• [WHAT IS REQUIRED] Print the listing below from its opening line through the line holding "0.3776, 0.3795, 0.3815, 0.3838, 0.3864, 0.3895, 0.3934, 0.4001]", both ends included.

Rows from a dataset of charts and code
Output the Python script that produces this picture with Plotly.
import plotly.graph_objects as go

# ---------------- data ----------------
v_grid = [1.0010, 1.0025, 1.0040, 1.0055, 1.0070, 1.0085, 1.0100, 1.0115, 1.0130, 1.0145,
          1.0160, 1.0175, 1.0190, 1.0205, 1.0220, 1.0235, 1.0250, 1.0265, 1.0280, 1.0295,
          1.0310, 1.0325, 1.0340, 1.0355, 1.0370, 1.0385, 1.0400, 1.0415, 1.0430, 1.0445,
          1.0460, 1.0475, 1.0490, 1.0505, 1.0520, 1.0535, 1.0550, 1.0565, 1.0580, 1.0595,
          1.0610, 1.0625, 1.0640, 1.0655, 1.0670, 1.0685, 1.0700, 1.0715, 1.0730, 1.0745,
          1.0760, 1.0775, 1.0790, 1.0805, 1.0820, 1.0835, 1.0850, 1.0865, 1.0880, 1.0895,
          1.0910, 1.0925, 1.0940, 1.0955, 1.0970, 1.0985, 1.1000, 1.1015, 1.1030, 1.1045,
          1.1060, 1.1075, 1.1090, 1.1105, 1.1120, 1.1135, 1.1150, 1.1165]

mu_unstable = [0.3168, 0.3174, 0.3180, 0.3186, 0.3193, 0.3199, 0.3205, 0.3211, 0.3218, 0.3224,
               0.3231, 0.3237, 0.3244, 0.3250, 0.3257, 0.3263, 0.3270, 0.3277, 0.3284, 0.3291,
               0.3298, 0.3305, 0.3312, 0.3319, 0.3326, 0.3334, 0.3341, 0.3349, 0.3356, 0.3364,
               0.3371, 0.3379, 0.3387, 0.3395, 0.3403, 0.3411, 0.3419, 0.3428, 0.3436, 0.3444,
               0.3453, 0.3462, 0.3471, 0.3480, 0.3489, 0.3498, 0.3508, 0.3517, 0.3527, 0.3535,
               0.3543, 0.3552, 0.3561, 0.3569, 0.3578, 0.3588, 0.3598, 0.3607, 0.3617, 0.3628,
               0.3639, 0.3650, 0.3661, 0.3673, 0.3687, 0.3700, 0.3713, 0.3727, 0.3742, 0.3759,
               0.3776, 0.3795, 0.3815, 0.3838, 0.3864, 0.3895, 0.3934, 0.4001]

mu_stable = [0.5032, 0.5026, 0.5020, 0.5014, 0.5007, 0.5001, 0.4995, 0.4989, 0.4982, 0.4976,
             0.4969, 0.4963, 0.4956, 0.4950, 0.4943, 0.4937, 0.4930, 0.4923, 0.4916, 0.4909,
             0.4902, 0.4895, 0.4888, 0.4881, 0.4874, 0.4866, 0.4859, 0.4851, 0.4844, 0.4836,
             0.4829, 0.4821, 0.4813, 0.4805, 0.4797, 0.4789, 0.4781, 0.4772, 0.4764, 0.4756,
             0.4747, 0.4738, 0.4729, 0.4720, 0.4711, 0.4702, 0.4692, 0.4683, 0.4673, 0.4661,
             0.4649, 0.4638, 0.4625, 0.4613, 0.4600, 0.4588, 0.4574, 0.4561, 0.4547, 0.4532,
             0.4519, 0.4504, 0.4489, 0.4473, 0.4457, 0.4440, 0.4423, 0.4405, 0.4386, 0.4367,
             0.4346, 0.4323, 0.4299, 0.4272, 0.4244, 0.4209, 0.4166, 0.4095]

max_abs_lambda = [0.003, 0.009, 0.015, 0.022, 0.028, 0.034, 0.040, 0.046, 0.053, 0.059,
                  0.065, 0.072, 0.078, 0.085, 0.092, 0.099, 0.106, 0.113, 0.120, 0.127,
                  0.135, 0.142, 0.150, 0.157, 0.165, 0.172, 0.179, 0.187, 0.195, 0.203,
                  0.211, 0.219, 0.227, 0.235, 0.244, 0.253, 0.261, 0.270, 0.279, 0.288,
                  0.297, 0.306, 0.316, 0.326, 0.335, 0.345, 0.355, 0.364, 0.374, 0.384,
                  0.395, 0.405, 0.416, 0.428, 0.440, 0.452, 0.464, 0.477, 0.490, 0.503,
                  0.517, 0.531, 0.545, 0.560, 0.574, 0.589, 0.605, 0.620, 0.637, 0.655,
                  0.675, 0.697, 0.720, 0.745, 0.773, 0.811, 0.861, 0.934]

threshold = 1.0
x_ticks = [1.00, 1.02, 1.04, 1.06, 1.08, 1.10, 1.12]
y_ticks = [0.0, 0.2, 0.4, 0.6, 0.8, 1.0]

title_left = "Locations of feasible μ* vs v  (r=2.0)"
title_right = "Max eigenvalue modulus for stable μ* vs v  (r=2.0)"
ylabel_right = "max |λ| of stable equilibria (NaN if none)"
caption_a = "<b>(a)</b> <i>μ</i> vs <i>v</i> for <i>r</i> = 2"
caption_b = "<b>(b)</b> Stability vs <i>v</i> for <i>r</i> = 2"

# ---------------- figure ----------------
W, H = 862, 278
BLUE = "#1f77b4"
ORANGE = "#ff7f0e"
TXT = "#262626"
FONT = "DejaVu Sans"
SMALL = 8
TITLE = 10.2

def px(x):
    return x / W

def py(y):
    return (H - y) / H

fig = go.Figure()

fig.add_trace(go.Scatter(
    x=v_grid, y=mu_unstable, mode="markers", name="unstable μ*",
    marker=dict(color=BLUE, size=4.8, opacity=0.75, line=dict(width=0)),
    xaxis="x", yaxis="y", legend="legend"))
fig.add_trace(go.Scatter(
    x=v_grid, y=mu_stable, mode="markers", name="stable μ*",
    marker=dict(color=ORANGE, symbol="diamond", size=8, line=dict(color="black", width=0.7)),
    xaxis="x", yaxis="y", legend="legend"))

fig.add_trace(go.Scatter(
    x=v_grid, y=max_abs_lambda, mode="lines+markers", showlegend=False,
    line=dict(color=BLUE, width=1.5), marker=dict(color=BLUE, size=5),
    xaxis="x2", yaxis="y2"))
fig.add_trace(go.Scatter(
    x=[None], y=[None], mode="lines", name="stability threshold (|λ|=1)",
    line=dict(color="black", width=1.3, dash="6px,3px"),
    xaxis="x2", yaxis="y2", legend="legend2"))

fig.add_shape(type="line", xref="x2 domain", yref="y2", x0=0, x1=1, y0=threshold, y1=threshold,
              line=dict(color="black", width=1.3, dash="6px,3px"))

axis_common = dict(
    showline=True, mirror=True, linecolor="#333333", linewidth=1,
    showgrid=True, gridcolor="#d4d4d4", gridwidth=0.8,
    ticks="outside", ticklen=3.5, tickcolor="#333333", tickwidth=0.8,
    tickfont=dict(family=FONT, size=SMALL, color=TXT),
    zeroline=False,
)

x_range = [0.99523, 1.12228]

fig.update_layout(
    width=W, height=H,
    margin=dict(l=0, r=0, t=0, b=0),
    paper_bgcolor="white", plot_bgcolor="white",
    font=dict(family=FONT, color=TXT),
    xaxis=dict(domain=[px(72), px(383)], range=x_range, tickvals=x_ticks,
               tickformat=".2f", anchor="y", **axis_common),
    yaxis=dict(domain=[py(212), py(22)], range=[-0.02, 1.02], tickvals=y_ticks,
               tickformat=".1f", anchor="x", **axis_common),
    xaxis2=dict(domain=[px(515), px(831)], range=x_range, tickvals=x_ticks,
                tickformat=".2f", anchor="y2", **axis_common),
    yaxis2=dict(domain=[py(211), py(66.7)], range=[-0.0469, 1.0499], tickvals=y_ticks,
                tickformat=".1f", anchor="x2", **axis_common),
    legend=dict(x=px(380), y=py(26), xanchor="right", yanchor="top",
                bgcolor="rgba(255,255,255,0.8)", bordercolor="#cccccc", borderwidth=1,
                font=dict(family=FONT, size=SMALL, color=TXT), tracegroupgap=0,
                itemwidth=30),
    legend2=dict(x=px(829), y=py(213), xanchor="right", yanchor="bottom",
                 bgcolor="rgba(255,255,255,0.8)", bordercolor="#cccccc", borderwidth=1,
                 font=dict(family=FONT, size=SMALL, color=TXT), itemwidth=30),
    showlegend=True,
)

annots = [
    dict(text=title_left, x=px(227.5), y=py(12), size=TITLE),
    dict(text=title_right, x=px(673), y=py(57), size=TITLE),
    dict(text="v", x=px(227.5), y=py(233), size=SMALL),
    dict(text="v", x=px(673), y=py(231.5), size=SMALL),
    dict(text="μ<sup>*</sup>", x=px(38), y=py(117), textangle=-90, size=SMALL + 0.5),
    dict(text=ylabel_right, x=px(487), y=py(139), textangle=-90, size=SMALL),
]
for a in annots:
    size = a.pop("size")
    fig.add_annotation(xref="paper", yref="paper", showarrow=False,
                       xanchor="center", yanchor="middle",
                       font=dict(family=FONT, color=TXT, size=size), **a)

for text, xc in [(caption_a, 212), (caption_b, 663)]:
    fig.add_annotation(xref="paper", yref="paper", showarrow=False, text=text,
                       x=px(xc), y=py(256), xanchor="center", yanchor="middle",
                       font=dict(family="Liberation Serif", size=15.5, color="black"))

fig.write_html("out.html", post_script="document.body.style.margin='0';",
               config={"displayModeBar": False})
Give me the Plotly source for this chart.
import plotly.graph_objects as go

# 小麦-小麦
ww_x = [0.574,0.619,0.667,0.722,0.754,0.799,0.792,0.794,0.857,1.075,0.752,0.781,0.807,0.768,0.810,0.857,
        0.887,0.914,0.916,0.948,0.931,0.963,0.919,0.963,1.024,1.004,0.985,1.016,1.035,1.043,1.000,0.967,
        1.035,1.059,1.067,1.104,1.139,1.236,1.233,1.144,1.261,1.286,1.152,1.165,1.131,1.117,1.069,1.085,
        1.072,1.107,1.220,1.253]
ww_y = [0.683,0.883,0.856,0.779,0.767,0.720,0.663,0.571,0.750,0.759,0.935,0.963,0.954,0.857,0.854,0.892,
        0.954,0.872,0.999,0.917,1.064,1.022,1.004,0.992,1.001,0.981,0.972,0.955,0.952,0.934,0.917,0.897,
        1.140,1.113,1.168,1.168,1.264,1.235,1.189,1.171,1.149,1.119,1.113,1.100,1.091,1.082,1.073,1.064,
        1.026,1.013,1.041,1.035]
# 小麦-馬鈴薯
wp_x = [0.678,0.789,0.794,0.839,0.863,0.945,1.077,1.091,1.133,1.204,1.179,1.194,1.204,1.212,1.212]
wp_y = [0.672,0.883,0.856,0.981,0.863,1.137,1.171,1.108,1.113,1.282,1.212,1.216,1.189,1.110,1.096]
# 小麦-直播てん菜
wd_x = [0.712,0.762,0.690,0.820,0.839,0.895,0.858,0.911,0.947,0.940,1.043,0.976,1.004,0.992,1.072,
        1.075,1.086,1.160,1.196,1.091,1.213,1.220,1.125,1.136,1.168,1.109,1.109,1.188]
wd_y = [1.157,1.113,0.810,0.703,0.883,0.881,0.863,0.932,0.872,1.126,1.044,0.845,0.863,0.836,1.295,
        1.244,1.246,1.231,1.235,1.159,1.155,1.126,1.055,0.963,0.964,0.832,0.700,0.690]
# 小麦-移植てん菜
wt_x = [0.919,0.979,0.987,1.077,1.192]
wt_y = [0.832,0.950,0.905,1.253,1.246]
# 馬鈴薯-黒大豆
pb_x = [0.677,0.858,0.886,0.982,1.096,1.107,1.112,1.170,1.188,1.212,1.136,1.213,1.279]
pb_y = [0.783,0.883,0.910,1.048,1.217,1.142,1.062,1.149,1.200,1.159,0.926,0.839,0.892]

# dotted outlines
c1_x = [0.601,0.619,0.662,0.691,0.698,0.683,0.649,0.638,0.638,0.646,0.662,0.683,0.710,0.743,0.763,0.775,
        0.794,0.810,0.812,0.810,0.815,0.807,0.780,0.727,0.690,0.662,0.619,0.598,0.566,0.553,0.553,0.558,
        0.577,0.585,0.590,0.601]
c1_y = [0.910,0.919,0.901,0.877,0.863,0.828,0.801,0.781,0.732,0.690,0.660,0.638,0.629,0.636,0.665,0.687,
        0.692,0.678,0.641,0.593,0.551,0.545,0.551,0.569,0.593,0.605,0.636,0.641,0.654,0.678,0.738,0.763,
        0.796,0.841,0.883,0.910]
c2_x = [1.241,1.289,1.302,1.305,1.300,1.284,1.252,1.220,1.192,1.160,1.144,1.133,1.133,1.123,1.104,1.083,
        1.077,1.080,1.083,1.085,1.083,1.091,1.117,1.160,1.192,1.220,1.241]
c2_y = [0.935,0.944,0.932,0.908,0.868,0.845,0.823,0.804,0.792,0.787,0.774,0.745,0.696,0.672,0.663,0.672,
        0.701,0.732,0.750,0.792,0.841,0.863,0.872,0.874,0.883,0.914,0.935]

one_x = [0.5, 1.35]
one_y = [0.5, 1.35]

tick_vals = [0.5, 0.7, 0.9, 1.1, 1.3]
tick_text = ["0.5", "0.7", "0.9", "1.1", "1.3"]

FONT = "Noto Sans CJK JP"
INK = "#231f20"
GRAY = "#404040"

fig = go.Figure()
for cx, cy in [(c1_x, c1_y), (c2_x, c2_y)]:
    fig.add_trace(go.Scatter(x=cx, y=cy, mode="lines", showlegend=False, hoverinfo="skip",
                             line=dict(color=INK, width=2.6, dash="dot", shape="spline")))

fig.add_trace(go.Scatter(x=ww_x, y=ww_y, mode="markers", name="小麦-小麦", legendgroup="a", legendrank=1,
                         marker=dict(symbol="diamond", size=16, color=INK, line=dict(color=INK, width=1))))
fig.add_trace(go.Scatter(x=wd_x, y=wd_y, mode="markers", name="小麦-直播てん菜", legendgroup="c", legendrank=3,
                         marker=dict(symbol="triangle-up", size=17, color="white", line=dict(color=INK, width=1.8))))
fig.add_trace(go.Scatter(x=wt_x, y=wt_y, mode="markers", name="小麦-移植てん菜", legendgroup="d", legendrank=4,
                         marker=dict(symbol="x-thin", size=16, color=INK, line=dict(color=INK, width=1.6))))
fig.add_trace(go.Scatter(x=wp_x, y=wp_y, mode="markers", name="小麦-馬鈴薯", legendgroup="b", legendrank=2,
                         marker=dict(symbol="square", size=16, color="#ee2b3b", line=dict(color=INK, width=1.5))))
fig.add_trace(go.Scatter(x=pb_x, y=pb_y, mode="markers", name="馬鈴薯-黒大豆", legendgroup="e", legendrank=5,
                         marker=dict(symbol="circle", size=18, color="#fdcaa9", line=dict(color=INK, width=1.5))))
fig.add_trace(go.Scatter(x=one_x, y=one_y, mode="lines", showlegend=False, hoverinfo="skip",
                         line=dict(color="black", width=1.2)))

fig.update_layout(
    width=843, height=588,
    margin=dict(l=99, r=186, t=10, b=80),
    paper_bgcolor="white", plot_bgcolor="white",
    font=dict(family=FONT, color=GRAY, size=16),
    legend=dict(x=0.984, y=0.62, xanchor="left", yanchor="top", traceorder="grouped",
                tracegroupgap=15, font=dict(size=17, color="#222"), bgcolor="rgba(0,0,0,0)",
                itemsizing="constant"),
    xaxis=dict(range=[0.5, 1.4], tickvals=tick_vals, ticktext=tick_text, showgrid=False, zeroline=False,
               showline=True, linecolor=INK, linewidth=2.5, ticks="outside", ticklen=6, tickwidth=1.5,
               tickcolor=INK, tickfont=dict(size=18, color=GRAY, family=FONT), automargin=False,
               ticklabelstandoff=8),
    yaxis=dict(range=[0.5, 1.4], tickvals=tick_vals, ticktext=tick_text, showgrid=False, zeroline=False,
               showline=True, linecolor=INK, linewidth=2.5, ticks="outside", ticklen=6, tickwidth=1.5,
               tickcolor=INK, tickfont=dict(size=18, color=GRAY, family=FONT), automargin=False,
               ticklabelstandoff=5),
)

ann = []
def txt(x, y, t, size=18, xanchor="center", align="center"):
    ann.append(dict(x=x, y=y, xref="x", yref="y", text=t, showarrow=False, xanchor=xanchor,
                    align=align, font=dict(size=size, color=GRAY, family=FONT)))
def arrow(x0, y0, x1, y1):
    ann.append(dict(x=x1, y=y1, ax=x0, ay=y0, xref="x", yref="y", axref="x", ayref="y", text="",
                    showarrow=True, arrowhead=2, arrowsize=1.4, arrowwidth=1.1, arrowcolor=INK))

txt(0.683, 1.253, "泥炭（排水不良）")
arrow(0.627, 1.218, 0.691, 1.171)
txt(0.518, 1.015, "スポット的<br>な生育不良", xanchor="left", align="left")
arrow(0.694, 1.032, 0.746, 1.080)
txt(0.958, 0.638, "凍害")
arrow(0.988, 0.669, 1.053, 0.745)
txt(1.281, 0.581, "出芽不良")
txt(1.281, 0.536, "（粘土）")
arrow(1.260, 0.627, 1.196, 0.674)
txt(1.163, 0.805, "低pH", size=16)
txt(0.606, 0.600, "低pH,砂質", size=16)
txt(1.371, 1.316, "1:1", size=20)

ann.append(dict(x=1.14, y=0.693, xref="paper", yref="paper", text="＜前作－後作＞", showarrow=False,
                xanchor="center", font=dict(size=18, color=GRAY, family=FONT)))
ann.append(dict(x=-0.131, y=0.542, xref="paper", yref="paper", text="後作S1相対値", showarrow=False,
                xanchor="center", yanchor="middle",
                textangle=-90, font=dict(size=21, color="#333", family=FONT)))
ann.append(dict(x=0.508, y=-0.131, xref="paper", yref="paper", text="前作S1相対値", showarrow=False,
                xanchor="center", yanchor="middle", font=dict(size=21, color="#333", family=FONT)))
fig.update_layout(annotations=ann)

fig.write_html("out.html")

• [PROBLEM SOLUTION]
Output the Python script that produces this picture with Plotly.
import plotly.graph_objects as go

# ---------------- data ----------------
v_grid = [1.0010, 1.0025, 1.0040, 1.0055, 1.0070, 1.0085, 1.0100, 1.0115, 1.0130, 1.0145,
          1.0160, 1.0175, 1.0190, 1.0205, 1.0220, 1.0235, 1.0250, 1.0265, 1.0280, 1.0295,
          1.0310, 1.0325, 1.0340, 1.0355, 1.0370, 1.0385, 1.0400, 1.0415, 1.0430, 1.0445,
          1.0460, 1.0475, 1.0490, 1.0505, 1.0520, 1.0535, 1.0550, 1.0565, 1.0580, 1.0595,
          1.0610, 1.0625, 1.0640, 1.0655, 1.0670, 1.0685, 1.0700, 1.0715, 1.0730, 1.0745,
          1.0760, 1.0775, 1.0790, 1.0805, 1.0820, 1.0835, 1.0850, 1.0865, 1.0880, 1.0895,
          1.0910, 1.0925, 1.0940, 1.0955, 1.0970, 1.0985, 1.1000, 1.1015, 1.1030, 1.1045,
          1.1060, 1.1075, 1.1090, 1.1105, 1.1120, 1.1135, 1.1150, 1.1165]

mu_unstable = [0.3168, 0.3174, 0.3180, 0.3186, 0.3193, 0.3199, 0.3205, 0.3211, 0.3218, 0.3224,
               0.3231, 0.3237, 0.3244, 0.3250, 0.3257, 0.3263, 0.3270, 0.3277, 0.3284, 0.3291,
               0.3298, 0.3305, 0.3312, 0.3319, 0.3326, 0.3334, 0.3341, 0.3349, 0.3356, 0.3364,
               0.3371, 0.3379, 0.3387, 0.3395, 0.3403, 0.3411, 0.3419, 0.3428, 0.3436, 0.3444,
               0.3453, 0.3462, 0.3471, 0.3480, 0.3489, 0.3498, 0.3508, 0.3517, 0.3527, 0.3535,
               0.3543, 0.3552, 0.3561, 0.3569, 0.3578, 0.3588, 0.3598, 0.3607, 0.3617, 0.3628,
               0.3639, 0.3650, 0.3661, 0.3673, 0.3687, 0.3700, 0.3713, 0.3727, 0.3742, 0.3759,
               0.3776, 0.3795, 0.3815, 0.3838, 0.3864, 0.3895, 0.3934, 0.4001]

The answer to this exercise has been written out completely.